2. Question: A common exercise in this category is called “question brainstorming”. This is an hour-long meeting that consists of nothing but questions. Team members write questions on notes, announce the question, and put it on the board.
They ask as many questions as possible during this time period. This does two things. First, it helps reveal things they don’t know. Second, good answers start with good questions. The questions allow members of the team to start digging for answers. As they learn the answers to the questions, a ton of ideas on how to play off those answers
As they learn the answers to the questions, a ton of ideas on how to play off those answers tend to pop out of this process.
3. Associate: There’s a technique called smashing, where you take what you’re trying to improve and smash it with something completely unrelated. You learn from other processes and try to apply it to your experiment.
4. Network: Find a network of good growth people. Go to conferences, attend meetups, chat with others on the phone, etc. Exchange ideas with them – what you’ve been working on, what did or didn’t work, what you learned, etc. You’ll get ideas from others too, and will be able to feed it back into the process at your company. Once again, you get inspiration from others, not a prescription.
Once you have gone through this process, you create the backlog document.
This is where you prioritize what to work on first in the backlog.
Before we (humans) dive into a new idea, we tend to overestimate the probability of success. We inflate the impact of a success. And we underestimate the amount of time it’s going to take to test and implement. Because of these realities, it’s important to be brutally honest with three elements.
The probability that it will be successful, the impact it will have if it is successful, and the resources required to test and implement.
Probability is low, medium, and high. A high probability is usually an iteration that comes from a previous learning on an older experiment. If it’s low probability, it’s something that is new which no one on the team knows anything about. Impact is the most important one.
Every experiment idea has a hypothesis that looks something like this:
If successful [Variable] will increase by [impact], because [assumptions]
This format is great because it forces you to think through how it will work.

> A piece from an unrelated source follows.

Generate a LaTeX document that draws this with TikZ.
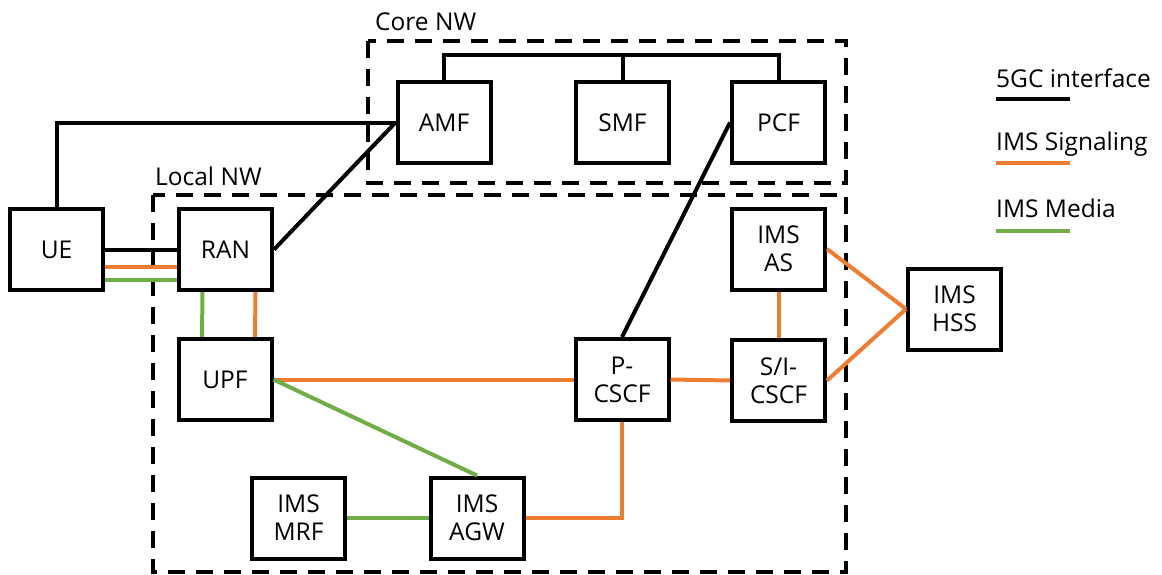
\documentclass[tikz,border=0pt]{standalone}
\usepackage{fontspec}
\setmainfont{Open Sans}
\definecolor{sigorange}{HTML}{ED7D31}
\definecolor{mediagreen}{HTML}{70AD47}
\begin{document}
\begin{tikzpicture}[x=1pt,y=-1pt,
  nf/.style={draw, line width=4pt, rectangle, minimum width=93pt, minimum height=81pt,
    inner sep=0pt, align=center, font=\fontsize{24.5}{28}\selectfont},
  zone/.style={draw, line width=4pt, dash pattern=on 17pt off 11pt},
  zonelabel/.style={anchor=base west, inner sep=0pt, font=\fontsize{24.5}{28}\selectfont},
  ifc/.style={line width=4pt, black},
  sig/.style={line width=4pt, sigorange},
  media/.style={line width=4pt, mediagreen}]
\useasboundingbox (0,0) rectangle (1162,574);

% network zones
\draw[zone] (368,41) rectangle (846,183);
\draw[zone] (153,195) rectangle (846,572);
\node[zonelabel] (corelbl) at (375,30) {Core NW};
\node[zonelabel] (locallbl) at (155,185) {Local NW};

% network functions
\node[nf] (UE)   at (56.5,249.5) {UE};
\node[nf] (RAN)  at (225.5,249.5) {RAN};
\node[nf] (UPF)  at (225,379.5) {UPF};
\node[nf] (AMF)  at (444,122.5) {AMF};
\node[nf] (SMF)  at (622.5,122.5) {SMF};
\node[nf] (PCF)  at (778.5,122.5) {PCF};
\node[nf] (AS)   at (778.5,249) {IMS\\AS};
\node[nf] (SI)   at (778.5,380.5) {S/I-\\CSCF};
\node[nf] (P)    at (622,379.5) {P-\\CSCF};
\node[nf] (HSS)  at (954.5,309) {IMS\\HSS};
\node[nf] (MRF)  at (298.5,518) {IMS\\MRF};
\node[nf] (AGW)  at (477,518) {IMS\\AGW};

% 5GC interfaces
\coordinate (bus) at (622.5,55);
\draw[ifc] (AMF.north) |- (bus) -| (PCF.north);
\draw[ifc] (SMF.north) -- (bus);
\draw[ifc] (UE.north) |- (AMF.west);
\draw[ifc] (RAN.east) -- (AMF.west);
\draw[ifc] (UE.east) -- (RAN.west);
\draw[ifc] (PCF.west) -- (P.north);

% IMS signaling
\draw[sig] ([yshift=-17pt]UE.east) -- ([yshift=-17pt]RAN.west);
\draw[sig] ([xshift=30pt]RAN.south) -- ([xshift=30pt]UPF.north);
\draw[sig] (UPF.east) -- (P.west);
\draw[sig] (P.east) -- (SI.west);
\draw[sig] (AS.south) -- (SI.north);
\draw[sig] (AS.east) -- (HSS.west);
\draw[sig] (SI.east) -- (HSS.west);
\draw[sig] (P.south) |- (AGW.east);

% IMS media
\draw[media] ([yshift=-30pt]UE.east) -- ([yshift=-30pt]RAN.west);
\draw[media] ([xshift=-23pt]RAN.south) -- ([xshift=-23pt]UPF.north);
\draw[media] (UPF.east) -- (AGW.north);
\draw[media] (MRF.east) -- (AGW.west);

% legend
\node[zonelabel] (lg1) at (996,87) {5GC interface};
\node[zonelabel] (lg2) at (996,150) {IMS Signaling};
\node[zonelabel] (lg3) at (996,217) {IMS Media};
\coordinate (l1a) at (996,99);  \coordinate (l1b) at (1070,99);
\coordinate (l2a) at (996,163); \coordinate (l2b) at (1070,163);
\coordinate (l3a) at (996,231); \coordinate (l3b) at (1070,231);
\draw[ifc] (l1a) -- (l1b);
\draw[sig] (l2a) -- (l2b);
\draw[media] (l3a) -- (l3b);
\end{tikzpicture}
\end{document}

Once it’s all prioritized, it’s time to create a Minimum Viable Test. It’s the minimum thing you can do to get data around your hypothesis. Outline the test in the experiment doc.
Not much to talk about here; just get the implementation done as quickly as possible.
Once a test is done, it’s time to analyze. This is the most important step.
During your analysis, you want to pay attention to:
i, Impact: Results of the experiment
ii, Accuracy: How close to your hypothesis
iii, Why: the most important question you can ask. How did you see the results that you did?
Answering the ‘why’ is key. Why did it succeed, or why did it fail? Why were we close or way off from our hypothesis? Digging into why will help you understand things about your customer, channel, and product. This will lead to iterations and new ideas of experiments you should run next. Skipping this question means you’re blindly running experiments; you’re not taking what you learned into the next experiment.
Once you find experiments that are successful, productize them with technology and engineering. If you can’t do it with technology and engineering, build into playbooks. As you hire and scale the team, you can point them to the playbooks so they know what’s going on and can repeat with minimal effort.
And there you go, your very own growth machine.